JANE: “Oh, so you are shocked after all. How disappointing.”
OLUNDE: “No I am not shocked Mrs. Pilkings. You forget that I have now spent four years among your people. I discovered that you have no respect for what you do not understand.”
JANE: “Oh. So you’ve returned with a chip on your shoulder. That’s a pity, Olunde […]”
Every Halloween, it seems, people of color have to contend with foolish costume choices by white people who are either deliberately ignorant or deliberately cruel in their understanding; Soyinka indicates here that it doesn’t matter why it is done, or whether it is purely accidental. It is still a kind of desecration at worst, or illustrative of a lack of respect at best. The Pilkings’ attitude here, toward the egungun costumes, reflects their later attitude toward the ritual suicide in the village. The Horseman of the late King is duty bound by Yoruba tradition to commit suicide; by preventing him from completing this responsibility, they interfere in a web of cultural and familial relationships they do not understand. And because they refuse to respect that which they do not understand, tragic results follow.

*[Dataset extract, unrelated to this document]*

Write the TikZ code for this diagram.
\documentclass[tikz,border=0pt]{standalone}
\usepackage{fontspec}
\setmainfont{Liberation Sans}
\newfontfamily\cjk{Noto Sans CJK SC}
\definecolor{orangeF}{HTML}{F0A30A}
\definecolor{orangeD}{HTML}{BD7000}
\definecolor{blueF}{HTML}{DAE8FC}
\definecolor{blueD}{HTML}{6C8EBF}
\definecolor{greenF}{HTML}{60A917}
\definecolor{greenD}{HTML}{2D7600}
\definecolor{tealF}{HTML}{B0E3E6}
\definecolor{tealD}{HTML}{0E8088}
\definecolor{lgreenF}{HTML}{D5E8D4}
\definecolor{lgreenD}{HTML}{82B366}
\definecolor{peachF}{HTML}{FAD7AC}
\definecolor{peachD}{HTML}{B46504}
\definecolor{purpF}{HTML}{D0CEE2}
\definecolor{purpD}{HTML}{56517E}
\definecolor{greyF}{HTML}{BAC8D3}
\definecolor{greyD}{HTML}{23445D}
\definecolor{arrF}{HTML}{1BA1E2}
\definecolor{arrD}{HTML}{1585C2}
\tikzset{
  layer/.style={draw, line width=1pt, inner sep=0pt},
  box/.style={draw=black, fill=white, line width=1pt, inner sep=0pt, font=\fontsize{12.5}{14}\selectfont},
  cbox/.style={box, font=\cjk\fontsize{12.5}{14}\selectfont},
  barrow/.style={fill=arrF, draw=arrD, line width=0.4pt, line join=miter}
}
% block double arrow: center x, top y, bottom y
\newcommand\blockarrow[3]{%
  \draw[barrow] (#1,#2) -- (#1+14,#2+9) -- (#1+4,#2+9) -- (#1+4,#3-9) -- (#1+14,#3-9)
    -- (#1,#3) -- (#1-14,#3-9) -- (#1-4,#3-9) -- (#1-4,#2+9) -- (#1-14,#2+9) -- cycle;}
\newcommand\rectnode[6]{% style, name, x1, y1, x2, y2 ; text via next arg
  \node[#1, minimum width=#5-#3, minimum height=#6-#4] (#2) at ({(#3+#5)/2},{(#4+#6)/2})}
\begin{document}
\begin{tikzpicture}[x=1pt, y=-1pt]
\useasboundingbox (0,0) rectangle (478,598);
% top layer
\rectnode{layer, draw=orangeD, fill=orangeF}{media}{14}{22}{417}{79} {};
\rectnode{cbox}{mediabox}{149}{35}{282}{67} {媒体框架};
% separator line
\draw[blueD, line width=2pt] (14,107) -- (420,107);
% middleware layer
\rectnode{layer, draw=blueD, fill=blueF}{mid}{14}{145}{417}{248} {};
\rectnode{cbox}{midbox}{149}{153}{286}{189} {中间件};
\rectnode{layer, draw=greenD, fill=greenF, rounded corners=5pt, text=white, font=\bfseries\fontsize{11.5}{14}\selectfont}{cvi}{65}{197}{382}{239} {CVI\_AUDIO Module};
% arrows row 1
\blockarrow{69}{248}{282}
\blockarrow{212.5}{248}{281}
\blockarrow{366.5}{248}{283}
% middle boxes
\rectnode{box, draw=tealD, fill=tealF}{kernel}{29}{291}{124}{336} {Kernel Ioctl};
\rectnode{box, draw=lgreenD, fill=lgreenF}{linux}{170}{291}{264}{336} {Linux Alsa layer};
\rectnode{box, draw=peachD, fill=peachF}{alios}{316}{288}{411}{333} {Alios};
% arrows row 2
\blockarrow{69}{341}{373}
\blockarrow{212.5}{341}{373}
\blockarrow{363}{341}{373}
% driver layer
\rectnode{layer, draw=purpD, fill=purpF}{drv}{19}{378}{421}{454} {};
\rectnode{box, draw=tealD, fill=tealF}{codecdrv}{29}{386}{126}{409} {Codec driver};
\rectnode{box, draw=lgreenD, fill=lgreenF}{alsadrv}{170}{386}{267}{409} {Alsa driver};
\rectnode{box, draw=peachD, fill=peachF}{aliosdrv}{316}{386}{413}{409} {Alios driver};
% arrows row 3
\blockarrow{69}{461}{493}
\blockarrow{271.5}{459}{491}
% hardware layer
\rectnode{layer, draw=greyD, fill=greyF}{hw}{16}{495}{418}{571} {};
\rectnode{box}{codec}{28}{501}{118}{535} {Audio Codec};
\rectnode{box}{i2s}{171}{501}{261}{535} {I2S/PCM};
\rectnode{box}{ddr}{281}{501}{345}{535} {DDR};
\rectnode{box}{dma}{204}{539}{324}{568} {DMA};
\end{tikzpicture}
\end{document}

None of us can ever hope to know every detail about every culture on earth. But speaking as a white person, I can say that we tend to use that as a justification for not learning, and/or just not caring. And even worse, we dress up in these “costumes” for no particular important reason–for parties, for contests, for FUN. Heaven forbid we maybe not don the garments of another person’s culture just so we can look super cool in front of our other white friends. And, should a person speak up about the hurt or damage such cultural appropriation causes, we dismiss them as “too sensitive,” “too PC,” or “having a chip on their shoulder.”
As an educator, I am so happy to have finally read Death and the King’s Horseman, and appreciate how adroitly it speaks to this particular issue and others. I may sound naive, but I am a firm believer in the power of education–specifically, of centering minority voices and exposing students to voices outside their everyday experience–to shape minds and attitudes.